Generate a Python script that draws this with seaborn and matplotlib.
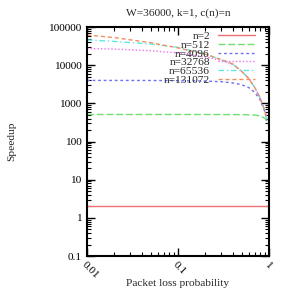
import numpy as np
import pandas as pd
import matplotlib
matplotlib.use("Agg")
import matplotlib.pyplot as plt
import matplotlib.ticker as mticker
import seaborn as sns

# values
p_full = [0.01, 0.02, 0.05, 0.1, 0.2, 0.3, 0.4, 0.5, 0.6, 0.7, 0.8, 0.9, 0.95]
p_512 = [0.01, 0.02, 0.05, 0.1, 0.2, 0.3, 0.4, 0.5, 0.6, 0.7, 0.8, 0.9, 0.95, 0.98]

speedup_2 = [2, 2, 2, 2, 2, 2, 2, 2, 2, 2, 2, 2, 2]
speedup_512 = [512, 512, 512, 512, 511, 510, 509, 507, 503, 495, 470, 410, 345, 285]
speedup_4096 = [4000, 4000, 3980, 3950, 3850, 3700, 3450, 3100, 2600, 1950, 1250, 620, 360]
speedup_32768 = [27500, 26500, 24000, 21000, 16500, 13500, 10500, 7000, 4500, 2600, 1400, 650, 380]
speedup_65536 = [46000, 42000, 36000, 29500, 19500, 14000, 10800, 7000, 4500, 2600, 1400, 650, 380]
speedup_131072 = [62000, 53000, 39000, 28500, 19500, 14000, 10800, 7000, 4500, 2600, 1400, 650, 380]

labels = ["n=2", "n=512", "n=4096", "n=32768", "n=65536", "n=131072"]
colors = ["#f07070", "#70e070", "#7070f0", "#f070f0", "#60e8e8", "#f09060"]
dash_styles = ["", (5, 2), (2, 2), (1, 1.5), (4, 2, 1, 2), (3, 2)]

series = [
    (labels[0], p_full, speedup_2),
    (labels[1], p_512, speedup_512),
    (labels[2], p_full, speedup_4096),
    (labels[3], p_full, speedup_32768),
    (labels[4], p_full, speedup_65536),
    (labels[5], p_full, speedup_131072),
]
frames = [pd.DataFrame({"p": x, "speedup": y, "n": name}) for name, x, y in series]
df = pd.concat(frames, ignore_index=True)

sns.set_style("ticks")
plt.rcParams["font.family"] = ["Liberation Serif", "DejaVu Serif"]
plt.rcParams["font.size"] = 8.2

fig = plt.figure(figsize=(2.91, 2.91), dpi=100)
ax = fig.add_axes([0.299, 0.120, 0.625, 0.787])

sns.lineplot(data=df, x="p", y="speedup", hue="n", style="n",
             hue_order=labels, style_order=labels,
             palette=dict(zip(labels, colors)),
             dashes=dict(zip(labels, dash_styles)),
             linewidth=1.0, ax=ax, sort=True)

ax.set_xscale("log")
ax.set_yscale("log")
ax.set_xlim(0.01, 1)
ax.set_ylim(0.1, 100000)

ax.set_yticks([0.1, 1, 10, 100, 1000, 10000, 100000])
ax.set_yticklabels(["0.1", "1", "10", "100", "1000", "10000", "100000"])
ax.yaxis.set_minor_locator(mticker.LogLocator(base=10, subs=np.arange(2, 10), numticks=20))
ax.yaxis.set_minor_formatter(mticker.NullFormatter())
ax.set_xticks([0.01, 0.1, 1])
ax.set_xticklabels(["0.01", "0.1", "1"], rotation=-45, ha="left", va="top",
                   rotation_mode="anchor")
ax.xaxis.set_minor_locator(mticker.LogLocator(base=10, subs=np.arange(2, 10), numticks=20))
ax.xaxis.set_minor_formatter(mticker.NullFormatter())

ax.tick_params(which="both", direction="in", top=True, right=True,
               colors="black", labelsize=8.2)
ax.tick_params(which="major", length=6, width=1.0, pad=4)
ax.tick_params(axis="x", which="major", pad=3)
ax.tick_params(which="minor", length=3, width=0.8)
for spine in ax.spines.values():
    spine.set_visible(True)
    spine.set_linewidth(1.5)
    spine.set_color("black")

ax.set_title("W=36000, k=1, c(n)=n", fontsize=8.2, pad=8)
ax.set_xlabel("Packet loss probability", fontsize=8.2, labelpad=-1)
ax.set_ylabel("Speedup", fontsize=8.2, labelpad=23)

handles, hlabels = ax.get_legend_handles_labels()
ax.legend(handles, hlabels, markerfirst=False, frameon=False,
          loc="upper right", bbox_to_anchor=(0.97, 1.018),
          handlelength=3.3, handletextpad=0.7, labelspacing=-0.1,
          borderpad=0.2, fontsize=8.2)

fig.savefig("out.png", dpi=100)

================================

What the exercise asks:
Restate only the lines running from the start of the material above through the line containing "import seaborn as sns", ends included. No pictures.

Final answer:
Generate a Python script that draws this with seaborn and matplotlib.
import numpy as np
import pandas as pd
import matplotlib
matplotlib.use("Agg")
import matplotlib.pyplot as plt
import matplotlib.ticker as mticker
import seaborn as sns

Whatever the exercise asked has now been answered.